Hawks aurait voulu Robert Mitchum et Marlon Brando pour jouer les deux personnages principaux, il devra se rabattre sur Kirk Douglas, qui se révèle excellent acteur, et Dewey Martin un peu plus fade mais correspondant parfaitement à ce rôle beaucoup moins exubérant. L’indienne est jouée par le mannequin Elisabeth Threatt, superbe femme qui depuis, a complètement disparu de la circulation. Et c’est Arthur Hunnicutt qui se colle au personnage de vieillard picaresque et bourru, personnage récurrent dans tous les westerns de Hawks, et il l’interprète ici à la perfection. Tout comme Walter Brennan dans des rôles similaires, Arthur Hunnicutt était loin d’avoir l’âge du personnage puisque ici, il n'avait à peine que 40 ans ! Quant à Hank Worden, acteur fordien par excellence, il est ici méconnaissable dans la peau de l’indien à moitié fou, 'Poor Devil'. Une belle interprétation d’ensemble qui ne cherche pas à faire d’étincelle à l’image du ton du film.

Hawks a toujours été discret sur son film, il n’en est d’ailleurs pas très satisfait et on se demande vraiment pourquoi tellement cette pépite cinématographique se regarde toujours avec le même intense plaisir et presque sans la moindre lassitude malgré les multiples visions. Un ton nonchalant, serein, chaud et humain qui nous émerveille et nous fige un sourire aux lèvres à chaque fois.
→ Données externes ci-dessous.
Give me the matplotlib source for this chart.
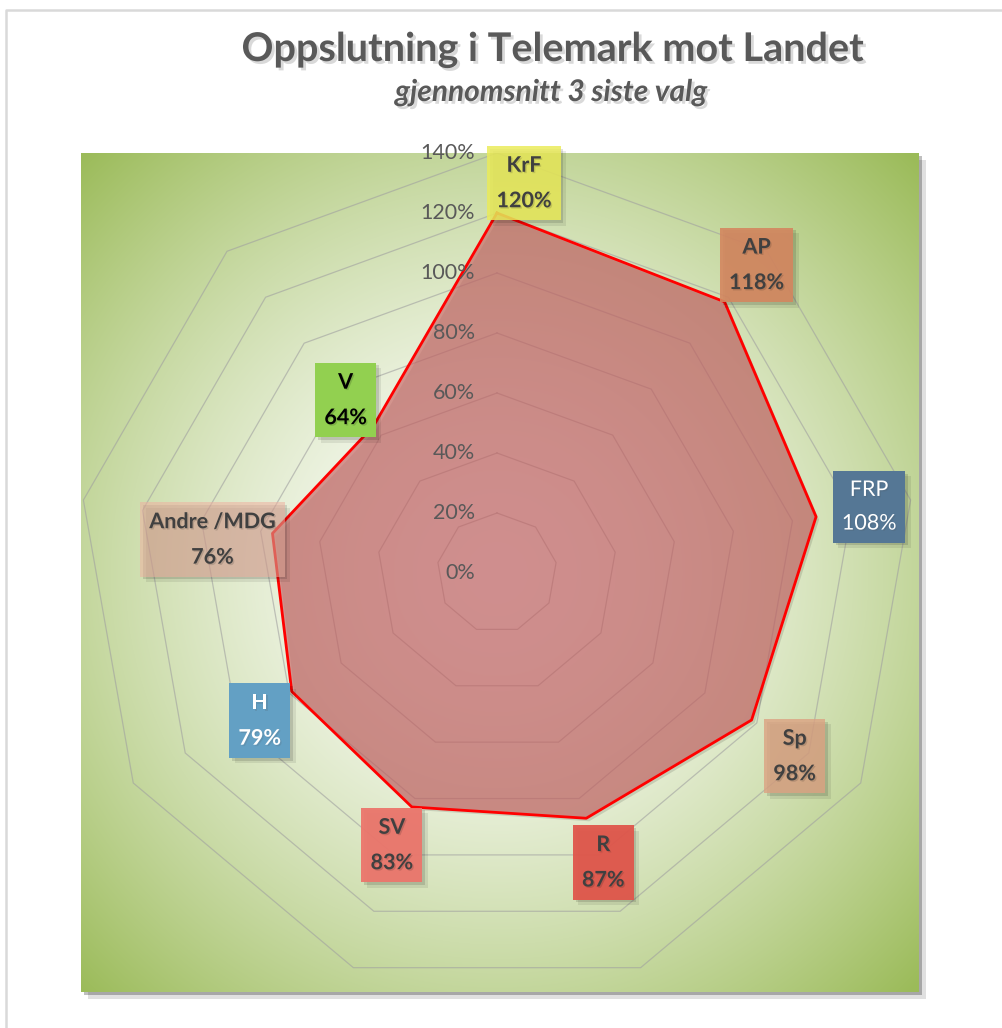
import numpy as np
import matplotlib
matplotlib.use("Agg")
import matplotlib.pyplot as plt
import matplotlib.patheffects as pe
from matplotlib.patches import Polygon
from matplotlib.lines import Line2D
from matplotlib.transforms import offset_copy

plt.rcParams['font.family'] = ['Lato', 'DejaVu Sans']

# data
parties = ["KrF", "AP", "FRP", "Sp", "R", "SV", "H", "Andre /MDG", "V"]
support = [120, 118, 108, 98, 87, 83, 79, 76, 64]
rings = [20, 40, 60, 80, 100, 120, 140]
tick_values = [0, 20, 40, 60, 80, 100, 120, 140]
tick_labels = [f"{v}%" for v in tick_values]

# label box look, one per party
box_colors = ["#eaeb5a", "#d4865f", "#557795", "#dca282", "#e0564b",
              "#ec766c", "#63a0c4", "#eeb0a0", "#92d050"]
box_alpha = [0.85, 0.9, 1.0, 0.8, 0.95, 0.95, 1.0, 0.55, 1.0]
text_colors = ["#404040", "#404040", "white", "#404040", "#404040",
               "#404040", "white", "#404040", "black"]
text_weights = ["bold"] * 9
text_weights[2] = "normal"
# offset of the label box centre from its point, in pixels
label_offsets = [(27, 30), (32, 37), (53, 10), (43, -36), (17, -44),
                 (-20, -38), (-32, -29), (-60, -6), (-28, 26)]

W, H = 1002, 1028
fig = plt.figure(figsize=(W / 100, H / 100), dpi=100)

# plot area in pixels: x 81..919, y 153..992, centre (497, 573), 3 px per %
ax = fig.add_axes([81 / W, 1 - 992 / H, 838 / W, 839 / H])
xmin, xmax = (81 - 497) / 3, (919 - 497) / 3
ymin, ymax = (573 - 992) / 3, (573 - 153) / 3
ax.set_xlim(xmin, xmax)
ax.set_ylim(ymin, ymax)
ax.set_xticks([])
ax.set_yticks([])
for s in ax.spines.values():
    s.set_visible(False)
ax.patch.set_path_effects([pe.SimplePatchShadow(offset=(5, -5), shadow_rgbFace="k", alpha=0.12),
                           pe.SimplePatchShadow(offset=(2, -2), shadow_rgbFace="k", alpha=0.25),
                           pe.Normal()])

# radial green background
gx = np.linspace(xmin, xmax, 400)
gy = np.linspace(ymin, ymax, 400)
X, Y = np.meshgrid(gx, gy)
d = np.sqrt(X ** 2 + Y ** 2) / np.sqrt(xmin ** 2 + ymax ** 2)
t = np.clip(d, 0, 1)[..., None] ** 1.5
green = np.array([155, 187, 89]) / 255
img = (1 - t) * np.ones(3) + t * green
ax.imshow(img, extent=[xmin, xmax, ymin, ymax], origin="lower",
          interpolation="bilinear", aspect="auto", zorder=0)

n = len(parties)
angles = np.pi / 2 - np.arange(n) * 2 * np.pi / n


def ring_xy(vals):
    vals = np.asarray(vals, dtype=float)
    x = vals * np.cos(angles)
    y = vals * np.sin(angles)
    return np.append(x, x[0]), np.append(y, y[0])


for r in rings:
    rx, ry = ring_xy([r] * n)
    ax.plot(rx, ry, color="#a0a0a0", lw=0.9, alpha=0.6, zorder=1)

px, py = ring_xy(support)
shadow_tr = offset_copy(ax.transData, fig=fig, x=3, y=-3, units="dots")
ax.add_patch(Polygon(np.column_stack([px, py]), closed=True, facecolor="k",
                     edgecolor="none", alpha=0.12, transform=shadow_tr, zorder=1.5))
ax.fill(px, py, color=(200 / 255, 104 / 255, 104 / 255), alpha=0.68, zorder=2, lw=0)
ax.plot(px, py, color="#ff0000", lw=2.0, zorder=3)

for v, lab in zip(tick_values, tick_labels):
    ax.text(-7.3, v, lab, ha="right", va="center", fontsize=15.5,
            color="#595959", zorder=4)

for i, (name, val) in enumerate(zip(parties, support)):
    x0 = val * np.cos(angles[i])
    y0 = val * np.sin(angles[i])
    a = ax.annotate(f"{name}\n{val}%", xy=(x0, y0), xytext=label_offsets[i],
                    textcoords="offset pixels", ha="center", va="center",
                    multialignment="center", fontsize=15.5, linespacing=1.85,
                    fontweight=text_weights[i], color=text_colors[i], zorder=6,
                    bbox=dict(boxstyle="square,pad=0.42", facecolor=box_colors[i],
                              edgecolor="none", alpha=box_alpha[i]))
    a.get_bbox_patch().set_path_effects([
        pe.SimplePatchShadow(offset=(4, -4), shadow_rgbFace="k", alpha=0.08),
        pe.SimplePatchShadow(offset=(2, -2), shadow_rgbFace="k", alpha=0.12),
        pe.Normal()])
    a.set_path_effects([pe.SimplePatchShadow(offset=(1, -1), alpha=0.15), pe.Normal()])

shadow = [pe.SimplePatchShadow(offset=(2, -2), shadow_rgbFace="k", alpha=0.15), pe.Normal()]
fig.text(553 / W, 1 - 61 / H, "Oppslutning i Telemark mot Landet", ha="center",
         va="baseline", fontsize=28.5, fontweight="bold", color="#595959",
         path_effects=shadow)
fig.text(551 / W, 1 - 101 / H, "gjennomsnitt 3 siste valg", ha="center",
         va="baseline", fontsize=21.5, fontweight="bold", style="italic",
         color="#595959", path_effects=shadow)

# outer chart border (top and left only visible)
fig.add_artist(Line2D([6 / W, 6 / W, 1.0], [0.0, 1 - 10 / H, 1 - 10 / H],
                      transform=fig.transFigure, color="#d9d9d9", lw=1.8))

fig.savefig("out.png", dpi=100)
Un très beau film sans aucune descendance puisque les westerns suivants de Hawks (de
Rio Bravo à Rio Lobo) ne ressembleront en rien à ce
Big Sky à propos duquel Jean-Louis Rieupeyrout disait dans sa grande aventure du western "
L’eau de la rivière, les rochers de la montagne, la profondeur des forêts composent le décor classique du western le plus vigoureusement sain, celui qui sait être lyrique sans prétention et laisse la métaphysique à l’ancre."